**Information provided:**
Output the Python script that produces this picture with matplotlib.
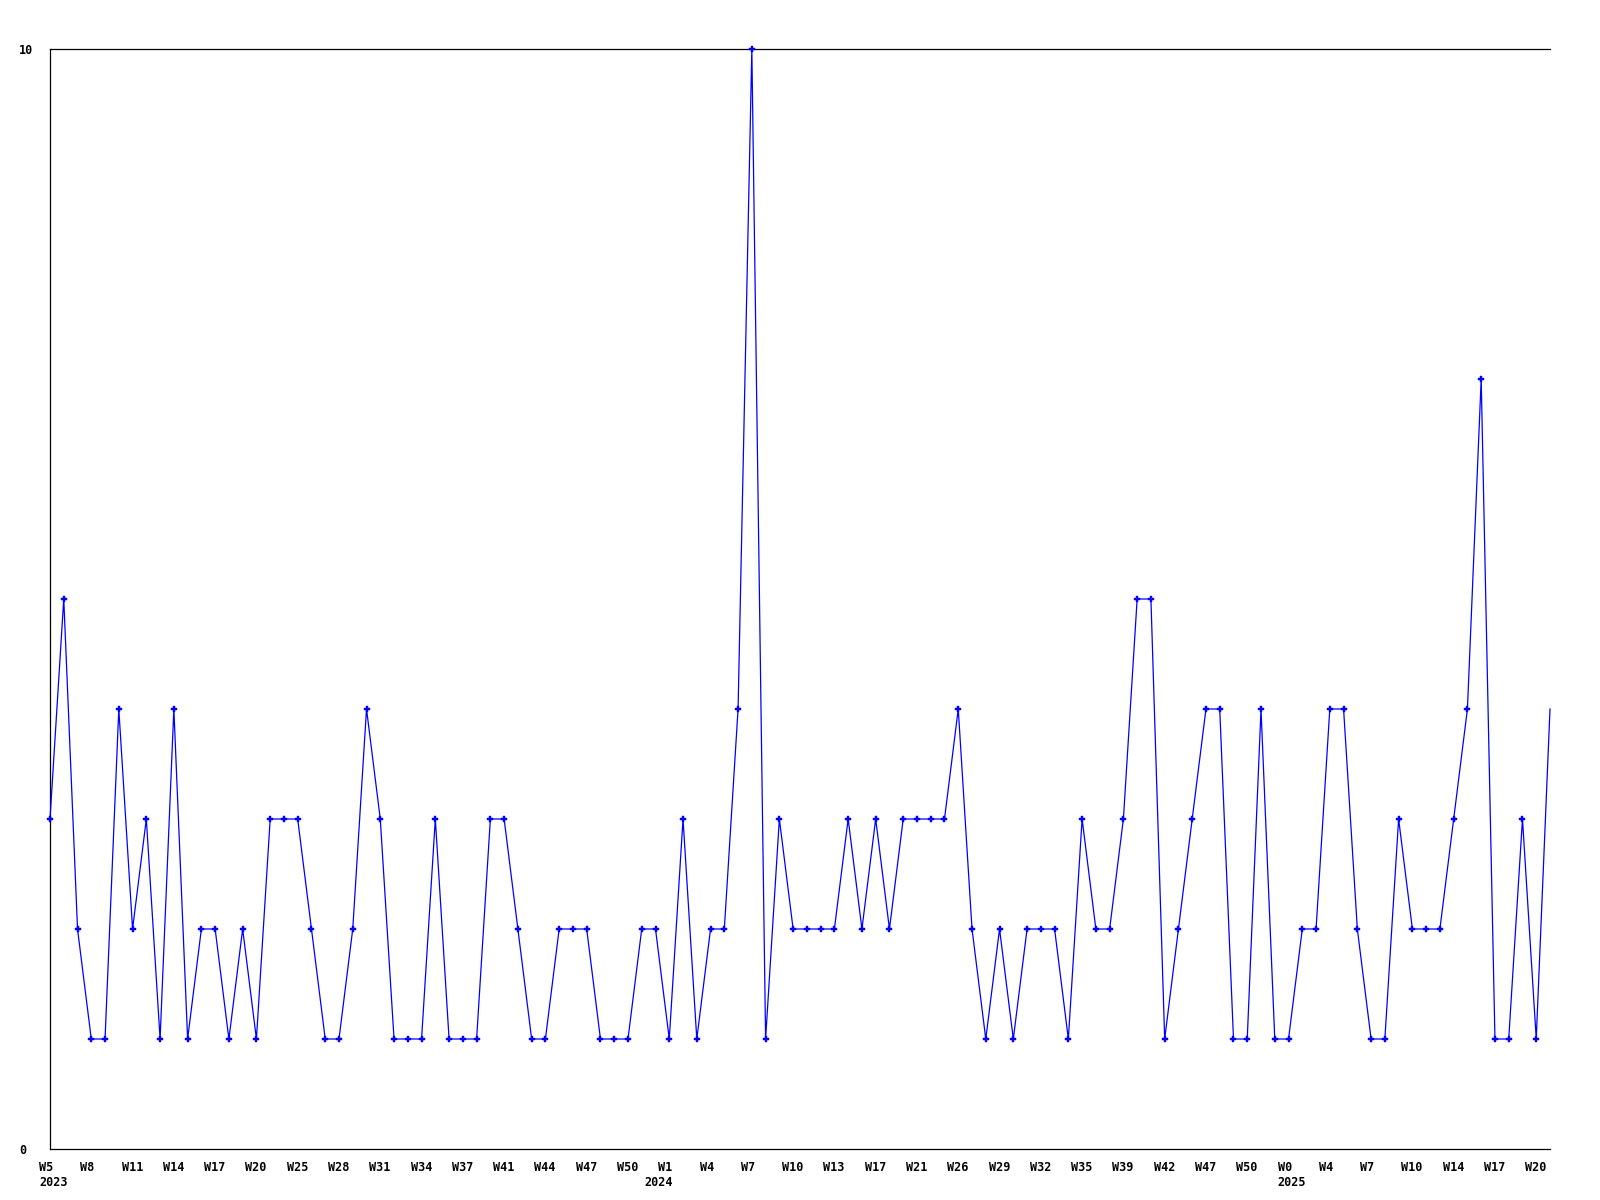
import matplotlib
matplotlib.use("Agg")
import matplotlib.pyplot as plt

values = [3, 5, 2, 1, 1, 4, 2, 3, 1, 4,
          1, 2, 2, 1, 2, 1, 3, 3, 3, 2,
          1, 1, 2, 4, 3, 1, 1, 1, 3, 1,
          1, 1, 3, 3, 2, 1, 1, 2, 2, 2,
          1, 1, 1, 2, 2, 1, 3, 1, 2, 2,
          4, 10, 1, 3, 2, 2, 2, 2, 3, 2,
          3, 2, 3, 3, 3, 3, 4, 2, 1, 2,
          1, 2, 2, 2, 1, 3, 2, 2, 3, 5,
          5, 1, 2, 3, 4, 4, 1, 1, 4, 1,
          1, 2, 2, 4, 4, 2, 1, 1, 3, 2,
          2, 2, 3, 4, 7, 1, 1, 3, 1, 4]

week_labels = ["W5", "W8", "W11", "W14", "W17", "W20", "W25", "W28", "W31", "W34",
               "W37", "W41", "W44", "W47", "W50", "W1", "W4", "W7", "W10", "W13",
               "W17", "W21", "W26", "W29", "W32", "W35", "W39", "W42", "W47", "W50",
               "W0", "W4", "W7", "W10", "W14", "W17", "W20"]
label_step = 3
year_labels = ["2023", "2024", "2025"]
year_positions = [0, 44, 90]
y_tick_values = [0, 10]

font = dict(family="DejaVu Sans Mono", weight="bold", size=8.5)

fig = plt.figure(figsize=(16, 12), dpi=100)
ax = fig.add_axes([50 / 1600, 51 / 1200, 1500 / 1600, 1100 / 1200])

x = list(range(len(values)))
ax.plot(x, values, color="#0000ff", linewidth=0.9, marker="P", markersize=4.2,
        markerfacecolor="#0000ff", markeredgecolor="#0000ff", markeredgewidth=0.3,
        markevery=list(range(len(values) - 1)), clip_on=False, zorder=3)

ax.set_xlim(0, len(values) - 1)
ax.set_ylim(0, 10)
ax.set_xticks([])
ax.set_yticks([])
for s in ["left", "bottom", "top"]:
    ax.spines[s].set_color("black")
    ax.spines[s].set_linewidth(0.9)
ax.spines["right"].set_visible(False)

for k, lab in enumerate(week_labels):
    ax.annotate(lab, xy=(k * label_step, 0), xycoords=("data", "axes fraction"),
                xytext=(-11, -12), textcoords="offset pixels",
                ha="left", va="top", **font)

for pos, lab in zip(year_positions, year_labels):
    ax.annotate(lab, xy=(pos, 0), xycoords=("data", "axes fraction"),
                xytext=(-11, -27), textcoords="offset pixels",
                ha="left", va="top", **font)

for v in y_tick_values:
    ax.annotate(str(v), xy=(0, v), xycoords=("axes fraction", "data"),
                xytext=(-31, -2), textcoords="offset pixels",
                ha="left", va="center", **font)

fig.savefig("out.png", dpi=100)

**Written instruction:**
Write out exactly the lines between the start of the data and the line with "import matplotlib.pyplot as plt", including both, but none of the pictures.

**The result:**
Output the Python script that produces this picture with matplotlib.
import matplotlib
matplotlib.use("Agg")
import matplotlib.pyplot as plt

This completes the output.